Passing observation leads to unintentional bee discovery

SAN FRANCISCO

If Dr. John Hafernik is an indication, never take the observational prowess of a scientist for granted, even on a route he walks almost every day.

"You're always looking, always thinking about what is going on," he said.

For instance, one morning two years ago when he first noticed the mystery outside Hensel Hall on the San Francisco State campus.

"I look around and there are all these bees on the tarmac," Hafernik said.

He knew they came from a hive down below and that in the cold weather they should have remained inside. There were dozens of dead bees, then, as now. And the dying ones were wandering about in a very un-honeybee-like way.

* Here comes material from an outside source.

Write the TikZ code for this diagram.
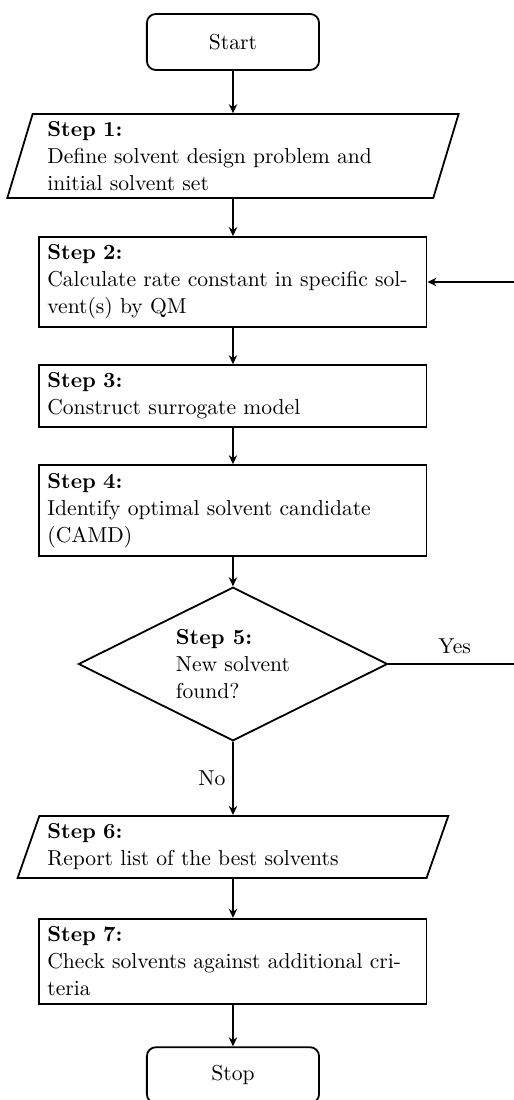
\documentclass[tikz,border=0pt]{standalone}
\usepackage{tikz}
\usetikzlibrary{positioning,arrows.meta,shapes.geometric,calc}
\tikzset{
  stepbox/.style = {draw, line width=0.8pt, align=left, text width=5.8cm,
                    inner xsep=0.125cm, inner ysep=3pt},
  io/.style      = {stepbox, trapezium, trapezium stretches=true},
  term/.style    = {draw, line width=0.8pt, rounded corners=4pt,
                    minimum width=2.69cm, minimum height=0.875cm},
  dec/.style     = {draw, line width=0.8pt, diamond, aspect=2, align=left,
                    inner sep=1pt, minimum width=4.83cm, minimum height=2.4cm},
  ar/.style      = {-{Stealth[length=1.4mm, width=1.3mm]}, line width=0.8pt},
  lbl/.style     = {inner sep=3pt},
}
\begin{document}
\begin{tikzpicture}[font=\fontsize{9.6}{12}\selectfont]
\useasboundingbox (0,0) rectangle (8.016,-17.1875);

% ===== terminals and steps =====
\node[term] (start) at (3.64,-0.656) {Start};
\node[io, trapezium left angle=73, trapezium right angle=107,
      inner xsep=0.23cm, minimum height=1.31cm] (s1) at (3.64,-2.4375)
     {\textbf{Step 1:}\\Define solvent design problem and\\initial solvent set};
\node[stepbox, minimum height=1.406cm] (s2) at (3.64,-4.406)
     {\textbf{Step 2:}\\Calculate rate constant in specific sol-\\vent(s) by QM};
\node[stepbox, minimum height=0.97cm] (s3) at (3.64,-6.19)
     {\textbf{Step 3:}\\Construct surrogate model};
\node[stepbox, minimum height=1.42cm] (s4) at (3.64,-7.977)
     {\textbf{Step 4:}\\Identify optimal solvent candidate\\(CAMD)};
\node[dec] (dec) at (3.64,-10.375)
     {\textbf{Step 5:}\\New solvent\\found?};
\node[io, trapezium left angle=70, trapezium right angle=110,
      minimum height=0.97cm] (s6) at (3.64,-13.234)
     {\textbf{Step 6:}\\Report list of the best solvents};
\node[stepbox, minimum height=1.33cm] (s7) at (3.64,-15.02)
     {\textbf{Step 7:}\\Check solvents against additional cri-\\teria};
\node[term] (stop) at (3.64,-16.8) {Stop};

% ===== connections =====
\foreach \a/\b in {start/s1,s1/s2,s2/s3,s3/s4,s4/dec,s6/s7,s7/stop}
  {\draw[ar] (\a) -- (\b);}
\draw[ar] (dec) -- node[lbl, left] {No} (s6);
\coordinate (back) at (8.06,-10.375);
\draw[ar] (dec.east) -- node[lbl, above=1pt, pos=0.52] {Yes} (back) |- (s2.east);
\end{tikzpicture}
\end{document}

Being the curious sort, Hafernik scooped a few bees into a test tube, carried them upstairs and brought them to his office.

"One of the great things about science is serendipity," Hafernik said.

And then a week passed. The doctor didn't pay any attention at all to that vial, and then he looked.

"I looked at it and there were all these brown pupae in it. I knew they were flies," Hafernik said.

That's when the doctor knew he had made an accidental discovery. Until 2006, no one had seen or heard of colony collapse disorder, either. It remains unexplained, a threat to honeybees worldwide, and especially in the United States.

"Well beekeepers would come back to their hives and basically all the bees would be gone, the bees would just have left," Hafernik said.

Could there be a link? Hafernick and his students went to work, collecting DNA from the maggots as they emerged. They identified one specific species of forage fly.

After examining the bees came another surprise.

"There was nothing left inside the bee," Hafernik said.

The cycle begins once a fertile fly finds a bee, and uses an appendage called the ovipositer to penetrate the body and lay eggs. They eventually hatch, inside as maggots -- lots of maggots, according to the research team.

"The record is 25 maggots in a single bee," researcher Christopher Quock said.

"They eat them; eat them from the inside out," Hafernik said.

Beginning in the abdomen, moving onto wing muscles, and the brain. Eventually, those maggots pop out between the head and thorax.

"It's kind of a bee's worst nightmare," Hafernik said.

Could this be the source of colony collapse disorder? It does create the symptoms.

"It certainly could be part of the answer, at any rate," Hafernik said.